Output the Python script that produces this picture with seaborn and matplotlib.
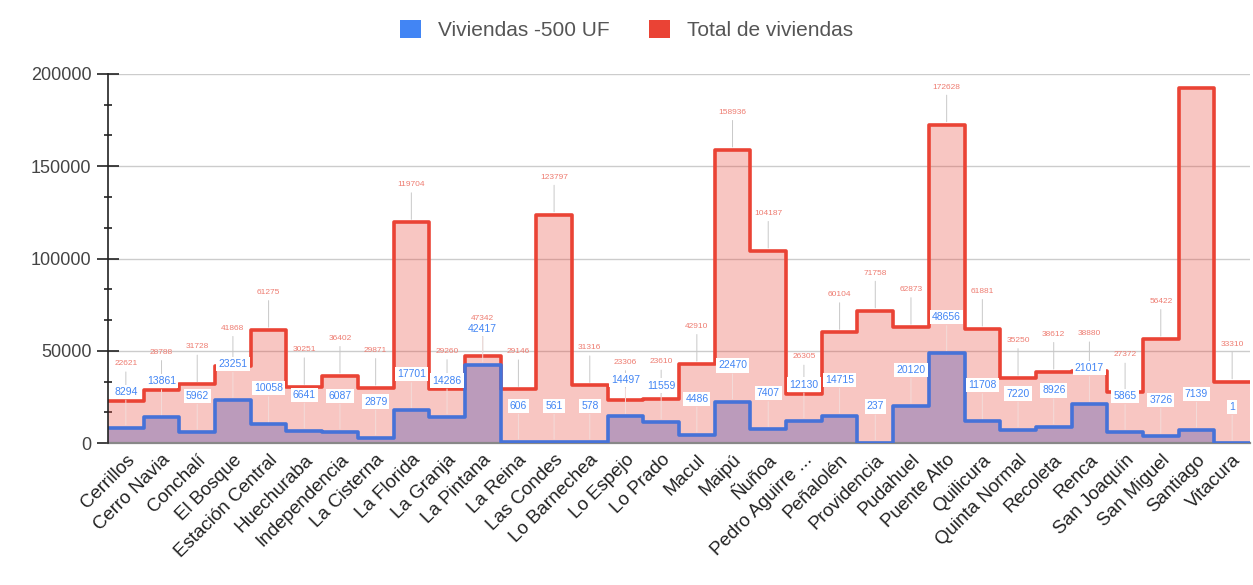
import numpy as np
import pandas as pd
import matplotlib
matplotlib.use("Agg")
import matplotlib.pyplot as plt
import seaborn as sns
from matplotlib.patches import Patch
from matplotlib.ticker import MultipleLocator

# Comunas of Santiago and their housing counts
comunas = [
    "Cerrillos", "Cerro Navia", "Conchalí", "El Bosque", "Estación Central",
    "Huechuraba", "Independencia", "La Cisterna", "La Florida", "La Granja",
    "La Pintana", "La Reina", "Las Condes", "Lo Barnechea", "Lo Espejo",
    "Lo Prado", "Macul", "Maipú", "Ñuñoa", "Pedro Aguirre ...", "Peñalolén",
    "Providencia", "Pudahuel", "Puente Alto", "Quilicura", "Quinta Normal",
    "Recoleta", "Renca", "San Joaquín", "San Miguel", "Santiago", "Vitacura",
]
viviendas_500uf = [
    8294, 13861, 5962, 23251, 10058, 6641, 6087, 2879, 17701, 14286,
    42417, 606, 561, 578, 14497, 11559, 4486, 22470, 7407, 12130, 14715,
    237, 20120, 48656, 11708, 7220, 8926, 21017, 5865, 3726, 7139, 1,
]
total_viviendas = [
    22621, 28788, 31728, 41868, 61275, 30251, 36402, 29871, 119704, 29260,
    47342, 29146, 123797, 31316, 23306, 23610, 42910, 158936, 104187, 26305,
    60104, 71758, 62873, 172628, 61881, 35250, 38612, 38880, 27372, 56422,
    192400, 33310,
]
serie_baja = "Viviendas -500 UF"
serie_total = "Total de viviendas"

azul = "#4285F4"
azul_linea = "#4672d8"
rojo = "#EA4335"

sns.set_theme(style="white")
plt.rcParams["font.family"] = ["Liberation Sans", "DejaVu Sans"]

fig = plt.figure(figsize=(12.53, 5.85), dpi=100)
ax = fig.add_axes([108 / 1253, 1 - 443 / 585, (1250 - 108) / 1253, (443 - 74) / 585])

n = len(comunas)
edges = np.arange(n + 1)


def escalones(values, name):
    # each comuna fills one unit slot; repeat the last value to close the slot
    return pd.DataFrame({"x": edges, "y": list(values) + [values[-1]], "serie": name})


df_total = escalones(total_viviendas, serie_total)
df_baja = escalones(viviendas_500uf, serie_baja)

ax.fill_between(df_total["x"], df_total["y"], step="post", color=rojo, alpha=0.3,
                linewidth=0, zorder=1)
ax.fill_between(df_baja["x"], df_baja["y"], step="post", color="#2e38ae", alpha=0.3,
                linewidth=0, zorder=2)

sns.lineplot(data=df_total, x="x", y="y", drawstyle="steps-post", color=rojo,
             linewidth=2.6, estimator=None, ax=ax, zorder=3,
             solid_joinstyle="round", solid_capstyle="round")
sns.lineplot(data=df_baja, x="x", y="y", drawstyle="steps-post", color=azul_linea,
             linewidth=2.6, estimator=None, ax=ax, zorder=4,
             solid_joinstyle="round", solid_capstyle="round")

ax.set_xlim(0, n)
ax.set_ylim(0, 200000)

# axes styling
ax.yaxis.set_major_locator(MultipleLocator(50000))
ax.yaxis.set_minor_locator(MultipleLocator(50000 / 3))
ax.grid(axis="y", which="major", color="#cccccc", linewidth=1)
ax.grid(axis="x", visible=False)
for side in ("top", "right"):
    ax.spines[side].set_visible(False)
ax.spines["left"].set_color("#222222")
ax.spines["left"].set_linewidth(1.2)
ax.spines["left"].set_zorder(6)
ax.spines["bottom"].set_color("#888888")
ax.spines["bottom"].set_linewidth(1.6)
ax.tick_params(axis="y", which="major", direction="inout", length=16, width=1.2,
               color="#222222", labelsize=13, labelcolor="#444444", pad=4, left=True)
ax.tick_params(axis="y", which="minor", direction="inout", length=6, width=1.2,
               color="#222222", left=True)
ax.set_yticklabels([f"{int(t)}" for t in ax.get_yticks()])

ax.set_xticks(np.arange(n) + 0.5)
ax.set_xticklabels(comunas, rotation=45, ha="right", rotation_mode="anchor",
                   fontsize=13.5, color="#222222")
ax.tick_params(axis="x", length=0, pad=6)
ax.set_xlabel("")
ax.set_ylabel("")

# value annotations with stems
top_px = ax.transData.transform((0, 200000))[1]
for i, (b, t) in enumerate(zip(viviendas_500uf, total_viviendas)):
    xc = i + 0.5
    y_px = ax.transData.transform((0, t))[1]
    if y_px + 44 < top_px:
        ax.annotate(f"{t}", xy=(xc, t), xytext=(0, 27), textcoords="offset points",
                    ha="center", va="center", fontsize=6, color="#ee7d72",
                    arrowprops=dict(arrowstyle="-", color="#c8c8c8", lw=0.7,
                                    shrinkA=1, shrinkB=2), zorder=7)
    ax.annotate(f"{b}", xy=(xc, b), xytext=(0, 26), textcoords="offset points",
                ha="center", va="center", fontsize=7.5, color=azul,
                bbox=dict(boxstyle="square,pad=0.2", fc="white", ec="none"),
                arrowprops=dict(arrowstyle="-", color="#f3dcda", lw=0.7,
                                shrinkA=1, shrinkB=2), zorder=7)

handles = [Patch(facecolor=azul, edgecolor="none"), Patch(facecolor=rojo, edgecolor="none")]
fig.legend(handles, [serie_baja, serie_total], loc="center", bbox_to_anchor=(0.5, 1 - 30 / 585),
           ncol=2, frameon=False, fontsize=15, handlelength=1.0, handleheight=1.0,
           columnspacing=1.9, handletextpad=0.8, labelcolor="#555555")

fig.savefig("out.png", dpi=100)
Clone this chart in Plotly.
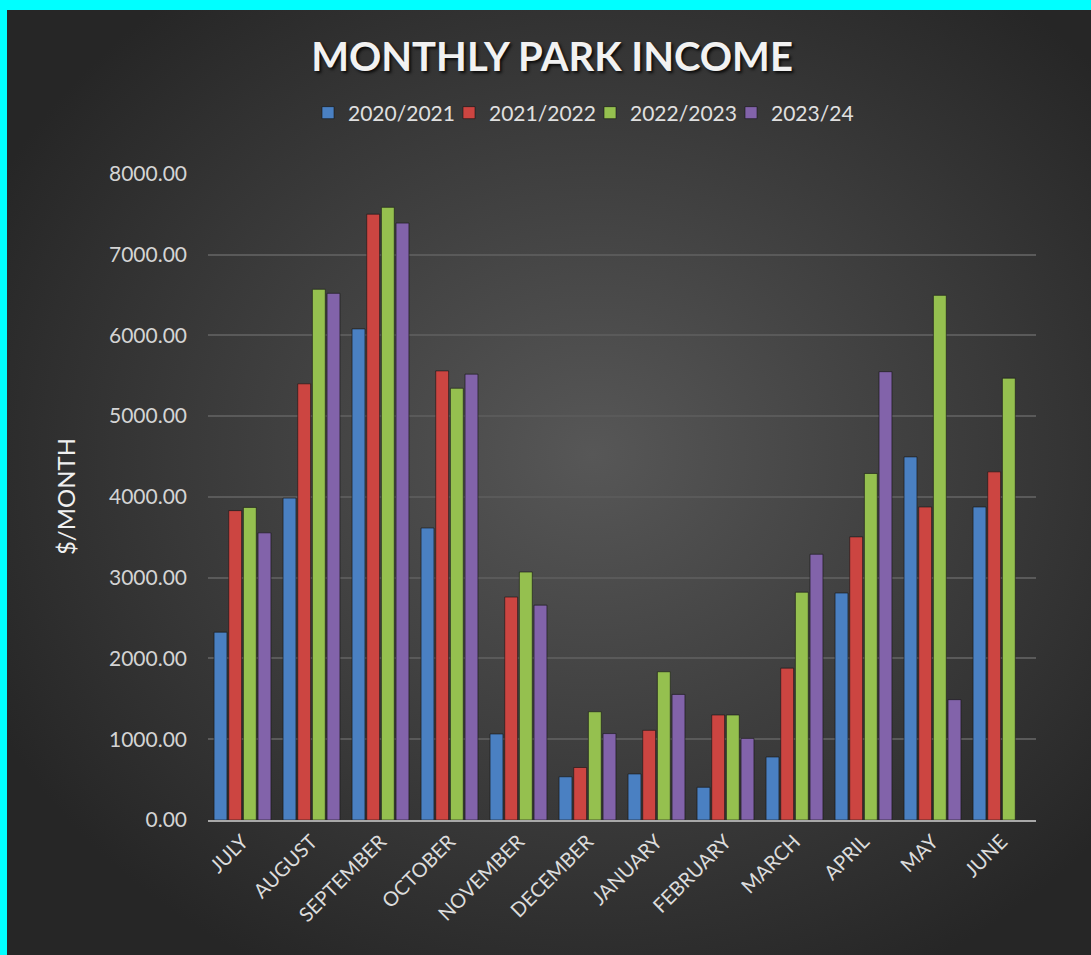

--*--

**Given problem**
Extract the full listing exactly, with the pictures left out.

**Expected answer**
Output the Python script that produces this picture with seaborn and matplotlib.
import numpy as np
import pandas as pd
import matplotlib
matplotlib.use("Agg")
import matplotlib.pyplot as plt
import seaborn as sns
from matplotlib.patches import Patch
from matplotlib.ticker import MultipleLocator

# Comunas of Santiago and their housing counts
comunas = [
    "Cerrillos", "Cerro Navia", "Conchalí", "El Bosque", "Estación Central",
    "Huechuraba", "Independencia", "La Cisterna", "La Florida", "La Granja",
    "La Pintana", "La Reina", "Las Condes", "Lo Barnechea", "Lo Espejo",
    "Lo Prado", "Macul", "Maipú", "Ñuñoa", "Pedro Aguirre ...", "Peñalolén",
    "Providencia", "Pudahuel", "Puente Alto", "Quilicura", "Quinta Normal",
    "Recoleta", "Renca", "San Joaquín", "San Miguel", "Santiago", "Vitacura",
]
viviendas_500uf = [
    8294, 13861, 5962, 23251, 10058, 6641, 6087, 2879, 17701, 14286,
    42417, 606, 561, 578, 14497, 11559, 4486, 22470, 7407, 12130, 14715,
    237, 20120, 48656, 11708, 7220, 8926, 21017, 5865, 3726, 7139, 1,
]
total_viviendas = [
    22621, 28788, 31728, 41868, 61275, 30251, 36402, 29871, 119704, 29260,
    47342, 29146, 123797, 31316, 23306, 23610, 42910, 158936, 104187, 26305,
    60104, 71758, 62873, 172628, 61881, 35250, 38612, 38880, 27372, 56422,
    192400, 33310,
]
serie_baja = "Viviendas -500 UF"
serie_total = "Total de viviendas"

azul = "#4285F4"
azul_linea = "#4672d8"
rojo = "#EA4335"

sns.set_theme(style="white")
plt.rcParams["font.family"] = ["Liberation Sans", "DejaVu Sans"]

fig = plt.figure(figsize=(12.53, 5.85), dpi=100)
ax = fig.add_axes([108 / 1253, 1 - 443 / 585, (1250 - 108) / 1253, (443 - 74) / 585])

n = len(comunas)
edges = np.arange(n + 1)


def escalones(values, name):
    # each comuna fills one unit slot; repeat the last value to close the slot
    return pd.DataFrame({"x": edges, "y": list(values) + [values[-1]], "serie": name})


df_total = escalones(total_viviendas, serie_total)
df_baja = escalones(viviendas_500uf, serie_baja)

ax.fill_between(df_total["x"], df_total["y"], step="post", color=rojo, alpha=0.3,
                linewidth=0, zorder=1)
ax.fill_between(df_baja["x"], df_baja["y"], step="post", color="#2e38ae", alpha=0.3,
                linewidth=0, zorder=2)

sns.lineplot(data=df_total, x="x", y="y", drawstyle="steps-post", color=rojo,
             linewidth=2.6, estimator=None, ax=ax, zorder=3,
             solid_joinstyle="round", solid_capstyle="round")
sns.lineplot(data=df_baja, x="x", y="y", drawstyle="steps-post", color=azul_linea,
             linewidth=2.6, estimator=None, ax=ax, zorder=4,
             solid_joinstyle="round", solid_capstyle="round")

ax.set_xlim(0, n)
ax.set_ylim(0, 200000)

# axes styling
ax.yaxis.set_major_locator(MultipleLocator(50000))
ax.yaxis.set_minor_locator(MultipleLocator(50000 / 3))
ax.grid(axis="y", which="major", color="#cccccc", linewidth=1)
ax.grid(axis="x", visible=False)
for side in ("top", "right"):
    ax.spines[side].set_visible(False)
ax.spines["left"].set_color("#222222")
ax.spines["left"].set_linewidth(1.2)
ax.spines["left"].set_zorder(6)
ax.spines["bottom"].set_color("#888888")
ax.spines["bottom"].set_linewidth(1.6)
ax.tick_params(axis="y", which="major", direction="inout", length=16, width=1.2,
               color="#222222", labelsize=13, labelcolor="#444444", pad=4, left=True)
ax.tick_params(axis="y", which="minor", direction="inout", length=6, width=1.2,
               color="#222222", left=True)
ax.set_yticklabels([f"{int(t)}" for t in ax.get_yticks()])

ax.set_xticks(np.arange(n) + 0.5)
ax.set_xticklabels(comunas, rotation=45, ha="right", rotation_mode="anchor",
                   fontsize=13.5, color="#222222")
ax.tick_params(axis="x", length=0, pad=6)
ax.set_xlabel("")
ax.set_ylabel("")

# value annotations with stems
top_px = ax.transData.transform((0, 200000))[1]
for i, (b, t) in enumerate(zip(viviendas_500uf, total_viviendas)):
    xc = i + 0.5
    y_px = ax.transData.transform((0, t))[1]
    if y_px + 44 < top_px:
        ax.annotate(f"{t}", xy=(xc, t), xytext=(0, 27), textcoords="offset points",
                    ha="center", va="center", fontsize=6, color="#ee7d72",
                    arrowprops=dict(arrowstyle="-", color="#c8c8c8", lw=0.7,
                                    shrinkA=1, shrinkB=2), zorder=7)
    ax.annotate(f"{b}", xy=(xc, b), xytext=(0, 26), textcoords="offset points",
                ha="center", va="center", fontsize=7.5, color=azul,
                bbox=dict(boxstyle="square,pad=0.2", fc="white", ec="none"),
                arrowprops=dict(arrowstyle="-", color="#f3dcda", lw=0.7,
                                shrinkA=1, shrinkB=2), zorder=7)

handles = [Patch(facecolor=azul, edgecolor="none"), Patch(facecolor=rojo, edgecolor="none")]
fig.legend(handles, [serie_baja, serie_total], loc="center", bbox_to_anchor=(0.5, 1 - 30 / 585),
           ncol=2, frameon=False, fontsize=15, handlelength=1.0, handleheight=1.0,
           columnspacing=1.9, handletextpad=0.8, labelcolor="#555555")

fig.savefig("out.png", dpi=100)
Clone this chart in Plotly.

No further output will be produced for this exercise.